→ **Data to use**:
* * * * * * *

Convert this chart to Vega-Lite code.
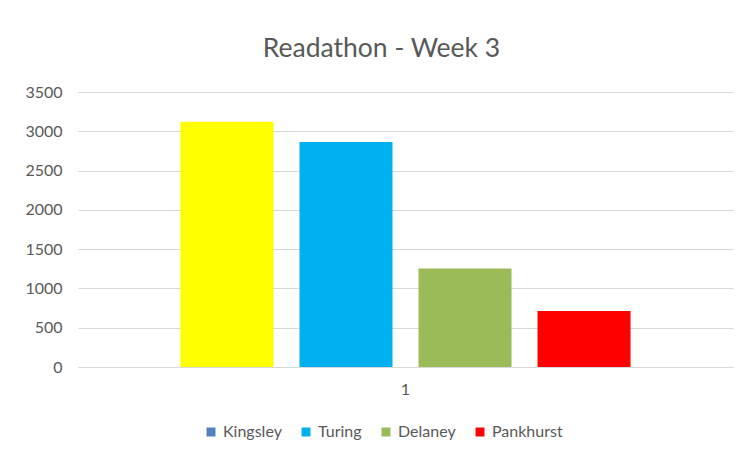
{
  "$schema": "https://vega.github.io/schema/vega-lite/v6.json",
  "autosize": "none",
  "width": 655,
  "height": 275,
  "padding": {"left": 78, "top": 92, "right": 10, "bottom": 89},
  "background": "white",
  "title": {
    "text": "Readathon - Week 3",
    "font": "Lato",
    "fontSize": 26.5,
    "fontWeight": "normal",
    "color": "#595959",
    "anchor": "middle",
    "dx": -24,
    "offset": 22
  },
  "data": {
    "values": [
      {"week": "1", "house": "Kingsley", "pages": 3120},
      {"week": "1", "house": "Turing", "pages": 2865},
      {"week": "1", "house": "Delaney", "pages": 1255},
      {"week": "1", "house": "Pankhurst", "pages": 714}
    ]
  },
  "mark": {"type": "bar"},
  "encoding": {
    "x": {
      "field": "week",
      "type": "nominal",
      "scale": {"paddingInner": 0, "paddingOuter": 0.188},
      "axis": {
        "title": null,
        "labelAngle": 0,
        "ticks": false,
        "domainColor": "#D9D9D9",
        "labelColor": "#595959",
        "labelFont": "Lato",
        "labelFontSize": 16,
        "labelPadding": 14
      }
    },
    "xOffset": {
      "field": "house",
      "type": "nominal",
      "sort": ["Kingsley", "Turing", "Delaney", "Pankhurst"],
      "scale": {"paddingInner": 0.2185, "paddingOuter": 0.109}
    },
    "y": {
      "field": "pages",
      "type": "quantitative",
      "scale": {"domain": [0, 3500], "nice": false},
      "axis": {
        "title": null,
        "values": [0, 500, 1000, 1500, 2000, 2500, 3000, 3500],
        "format": "d",
        "domain": false,
        "ticks": false,
        "gridColor": "#D9D9D9",
        "gridWidth": 1,
        "labelColor": "#595959",
        "labelFont": "Lato",
        "labelFontSize": 16,
        "labelPadding": 16
      }
    },
    "color": {
      "field": "house",
      "type": "nominal",
      "condition": {"test": "datum.house === 'Kingsley'", "value": "#FFFF00"},
      "scale": {
        "domain": ["Kingsley", "Turing", "Delaney", "Pankhurst"],
        "range": ["#4F81BD", "#00B0F0", "#9BBB59", "#FF0000"]
      },
      "legend": {
        "title": null,
        "orient": "none",
        "direction": "horizontal",
        "legendX": 125,
        "legendY": 332,
        "symbolType": "square",
        "symbolSize": 80,
        "symbolStrokeWidth": 0,
        "labelColor": "#595959",
        "labelFont": "Lato",
        "labelFontSize": 16,
        "columnPadding": 16,
        "labelOffset": 4
      }
    }
  },
  "config": {
    "view": {"stroke": null}
  }
}
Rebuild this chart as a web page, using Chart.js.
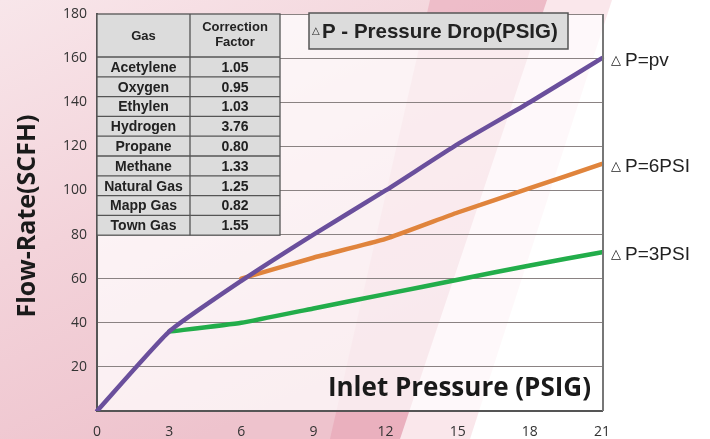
<!DOCTYPE html>
<html>
<head>
<meta charset="utf-8">
<script src="https://cdn.jsdelivr.net/npm/chart.js@4.4.0/dist/chart.umd.min.js"></script>
<style>
  html, body { margin: 0; padding: 0; background: #fff; }
  #wrap { width: 710px; height: 439px; }
</style>
</head>
<body>
<div id="wrap"><canvas id="flowChart" width="710" height="439"></canvas></div>
<script>
// Inlet pressure (PSIG) on the x axis
const pressure = ["0", "3", "6", "9", "12", "15", "18", "21"];

// Flow-rate (SCFH)
const flowPv = [0, 36, 59, 80, 100, 121, 140, 160];
const flow6psi = [null, null, 60, 69.5, 78, 90, 101, 112];
const flow3psi = [null, 36, 40, 46.5, 53, 59.5, 66, 72];

const seriesNames = ["P=pv", "P=6PSI", "P=3PSI"];

// Gas correction table
const gases = ["Acetylene", "Oxygen", "Ethylen", "Hydrogen", "Propane", "Methane", "Natural Gas", "Mapp Gas", "Town Gas"];
const factors = ["1.05", "0.95", "1.03", "3.76", "0.80", "1.33", "1.25", "0.82", "1.55"];

// Background, table, labels and titles
const decorPlugin = {
  id: "decor",
  beforeDraw(chart) {
    const ctx = chart.ctx;
    const a = chart.chartArea;
    ctx.save();
    ctx.fillStyle = "#ffffff";
    ctx.fillRect(0, 0, chart.width, chart.height);

    // pink left region
    const g = ctx.createLinearGradient(0, 0, 200, 439);
    g.addColorStop(0, "#f8e6ea");
    g.addColorStop(0.5, "#f3d3da");
    g.addColorStop(1, "#eec3cd");
    ctx.fillStyle = g;
    ctx.beginPath();
    ctx.moveTo(0, 0); ctx.lineTo(547, 0); ctx.lineTo(400, 439); ctx.lineTo(0, 439);
    ctx.closePath(); ctx.fill();

    // lighter band
    ctx.fillStyle = "rgba(240,185,198,0.35)";
    ctx.beginPath();
    ctx.moveTo(547, 0); ctx.lineTo(612, 0); ctx.lineTo(470, 439); ctx.lineTo(400, 439);
    ctx.closePath(); ctx.fill();

    // stronger band
    ctx.fillStyle = "rgba(225,140,162,0.35)";
    ctx.beginPath();
    ctx.moveTo(430, 0); ctx.lineTo(547, 0); ctx.lineTo(400, 439); ctx.lineTo(330, 439);
    ctx.closePath(); ctx.fill();

    // plot area wash
    ctx.fillStyle = "rgba(255,255,255,0.72)";
    ctx.fillRect(a.left, a.top, a.right - a.left, a.bottom - a.top);
    ctx.restore();
  },
  afterDatasetsDraw(chart) {
    const ctx = chart.ctx;
    const a = chart.chartArea;
    const yScale = chart.scales.y;
    ctx.save();

    // right border
    ctx.strokeStyle = "#777";
    ctx.lineWidth = 2;
    ctx.beginPath();
    ctx.moveTo(a.right + 1, a.top); ctx.lineTo(a.right + 1, a.bottom);
    ctx.stroke();

    // correction table
    const tx = 97, tc = 190, tr = 280, ty = 14, th = 57, rowH = 19.8;
    const tb = th + rowH * gases.length;
    ctx.fillStyle = "#dcdcdc";
    ctx.fillRect(tx, ty, tr - tx, tb - ty);
    ctx.strokeStyle = "#555";
    ctx.lineWidth = 1.3;
    ctx.strokeRect(tx, ty, tr - tx, tb - ty);
    ctx.beginPath();
    ctx.moveTo(tc, ty); ctx.lineTo(tc, tb);
    for (let i = 0; i < gases.length; i++) {
      const yy = th + rowH * i;
      ctx.moveTo(tx, yy); ctx.lineTo(tr, yy);
    }
    ctx.stroke();

    ctx.fillStyle = "#222";
    ctx.textAlign = "center";
    ctx.textBaseline = "middle";
    ctx.font = "bold 13px 'Liberation Sans', Arial, sans-serif";
    ctx.fillText("Gas", (tx + tc) / 2, (ty + th) / 2 + 1);
    ctx.fillText("Correction", (tc + tr) / 2, 27);
    ctx.fillText("Factor", (tc + tr) / 2, 42);
    ctx.font = "bold 14px 'Liberation Sans', Arial, sans-serif";
    gases.forEach((name, i) => {
      const yy = th + rowH * i + rowH / 2 + 1;
      ctx.fillText(name, (tx + tc) / 2, yy);
      ctx.fillText(factors[i], (tc + tr) / 2, yy);
    });

    // pressure drop title box
    ctx.fillStyle = "#dcdcdc";
    ctx.fillRect(309, 13, 259, 36);
    ctx.strokeStyle = "#555";
    ctx.lineWidth = 1.5;
    ctx.strokeRect(309, 13, 259, 36);
    ctx.fillStyle = "#222";
    ctx.textAlign = "left";
    ctx.textBaseline = "alphabetic";
    ctx.font = "10px 'DejaVu Sans', sans-serif";
    ctx.fillText("\u25B3", 312, 34);
    ctx.font = "bold 20.5px 'Liberation Sans', Arial, sans-serif";
    ctx.fillText("P - Pressure Drop(PSIG)", 322, 38);

    // series labels at line ends
    const ends = [flowPv, flow6psi, flow3psi];
    ends.forEach((arr, i) => {
      const yy = yScale.getPixelForValue(arr[arr.length - 1]);
      ctx.textBaseline = "alphabetic";
      ctx.font = "13px 'DejaVu Sans', sans-serif";
      ctx.fillText("\u25B3", 611, yy + 6);
      ctx.font = "19px 'Liberation Sans', Arial, sans-serif";
      ctx.fillText(seriesNames[i], 625, yy + 8);
    });

    // axis titles
    ctx.font = "bold 26px 'Open Sans', sans-serif";
    ctx.textAlign = "right";
    ctx.textBaseline = "middle";
    ctx.fillStyle = "#1a1a1a";
    ctx.fillText("Inlet Pressure (PSIG)", 591, 389);

    ctx.translate(28, 216);
    ctx.rotate(-Math.PI / 2);
    ctx.textAlign = "center";
    ctx.font = "bold 25px 'Open Sans', sans-serif";
    ctx.fillText("Flow-Rate(SCFH)", 0, 0);
    ctx.restore();
  }
};

new Chart(document.getElementById("flowChart"), {
  type: "line",
  data: {
    labels: pressure,
    datasets: [
      { label: seriesNames[0], data: flowPv, borderColor: "#6a4f9c", borderWidth: 4.5, tension: 0.15 },
      { label: seriesNames[1], data: flow6psi, borderColor: "#e0843c", borderWidth: 4.5, tension: 0.15 },
      { label: seriesNames[2], data: flow3psi, borderColor: "#22ad4a", borderWidth: 4.5, tension: 0.15 },
    ],
  },
  options: {
    responsive: false,
    animation: false,
    devicePixelRatio: 1,
    layout: { padding: { top: 14, right: 108, left: 0, bottom: 0 } },
    elements: { point: { radius: 0 }, line: { borderCapStyle: "round", fill: false } },
    plugins: { legend: { display: false }, tooltip: { enabled: false } },
    scales: {
      x: {
        offset: false,
        grid: { display: false, drawTicks: false },
        border: { color: "#555", width: 2 },
        ticks: { color: "#333", font: { family: "'Open Sans', sans-serif", size: 14 }, padding: 13, maxRotation: 0 },
        afterFit(scale) { scale.height = 28; scale.paddingLeft = 0; scale.paddingRight = 0; },
      },
      y: {
        min: 0,
        max: 180,
        grid: { color: "#8a8282", lineWidth: 1, drawTicks: false },
        border: { color: "#555", width: 2 },
        ticks: {
          stepSize: 20,
          color: "#333",
          font: { family: "'Open Sans', sans-serif", size: 14 },
          padding: 10,
          callback: function (value) { return value === 0 ? "" : value; },
        },
        afterFit(scale) { scale.width = 97; scale.paddingTop = 0; scale.paddingBottom = 0; },
      },
    },
  },
  plugins: [decorPlugin],
});
</script>
</body>
</html>
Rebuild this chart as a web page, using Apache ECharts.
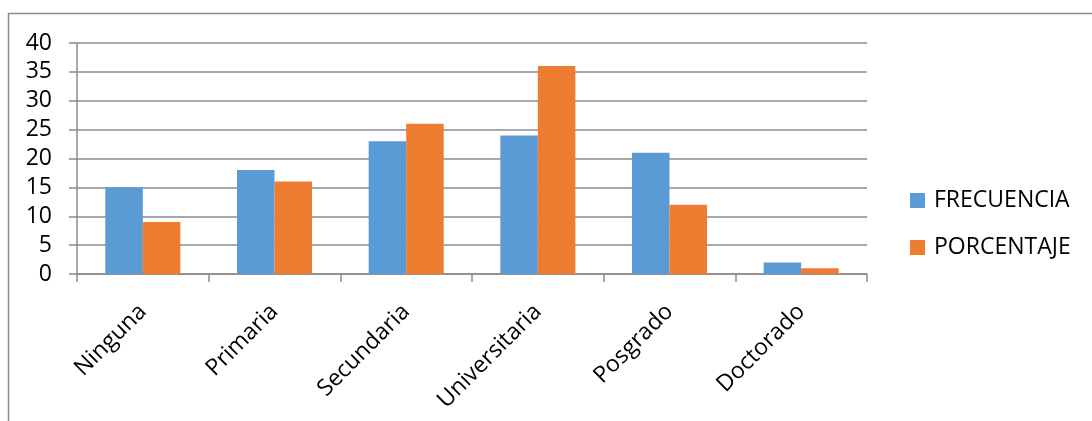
<!DOCTYPE html>
<html><head><meta charset="utf-8">
<script src="https://cdn.jsdelivr.net/npm/echarts@6/dist/echarts.min.js"></script>
<style>html,body{margin:0;padding:0;background:#fff}#c{width:1092px;height:421px}</style>
</head><body><div id="c"></div>
<script>
const categories = ['Ninguna','Primaria','Secundaria','Universitaria','Posgrado','Doctorado'];
const frecuencia = [15,18,23,24,21,2];
const porcentaje = [9,16,26,36,12,1];
const seriesNames = ['FRECUENCIA','PORCENTAJE'];
const FONT = '"Open Sans", sans-serif';
const chart = echarts.init(document.getElementById('c'), null, {renderer:'canvas'});
chart.setOption({
  animation:false,
  backgroundColor:'#fff',
  graphic:[{type:'rect',shape:{x:8.5,y:13.5,width:1200,height:600},style:{fill:'none',stroke:'#8c8c8c',lineWidth:1.5},silent:true}],
  grid:{left:77,right:1092-867,top:43,bottom:421-274,containLabel:false},
  legend:{orient:'vertical',left:905,top:184,itemWidth:15,itemHeight:15,itemGap:24,icon:'rect',
    textStyle:{fontFamily:FONT,fontSize:23,lineHeight:23,color:'#000',padding:[0,0,0,4]},data:seriesNames},
  xAxis:{type:'category',data:categories,
    axisLine:{lineStyle:{color:'#8c8c8c',width:1.5}},
    axisTick:{show:true,length:8,lineStyle:{color:'#8c8c8c',width:1.5}},
    axisLabel:{rotate:45,margin:34,fontFamily:FONT,fontSize:23,color:'#000',interval:0}},
  yAxis:{type:'value',min:0,max:40,interval:5,
    axisLine:{show:true,lineStyle:{color:'#8c8c8c',width:1.5}},
    axisTick:{show:true,length:8,lineStyle:{color:'#8c8c8c',width:1.5}},
    splitLine:{lineStyle:{color:'#8c8c8c',width:1.5}},
    axisLabel:{margin:25,fontFamily:FONT,fontSize:23,color:'#000'}},
  series:[
    {name:seriesNames[0],type:'bar',data:frecuencia,itemStyle:{color:'#5B9BD5'},barGap:'0%',barCategoryGap:'43%'},
    {name:seriesNames[1],type:'bar',data:porcentaje,itemStyle:{color:'#ED7D31'},barGap:'0%',barCategoryGap:'43%'}
  ]
});
</script></body></html>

* * * * * * *

→ **Job**: From the listing above, copy out each line where the word "using" appears.

→ **Answer in full**:
Rebuild this chart as a web page, using Chart.js.
Rebuild this chart as a web page, using Apache ECharts.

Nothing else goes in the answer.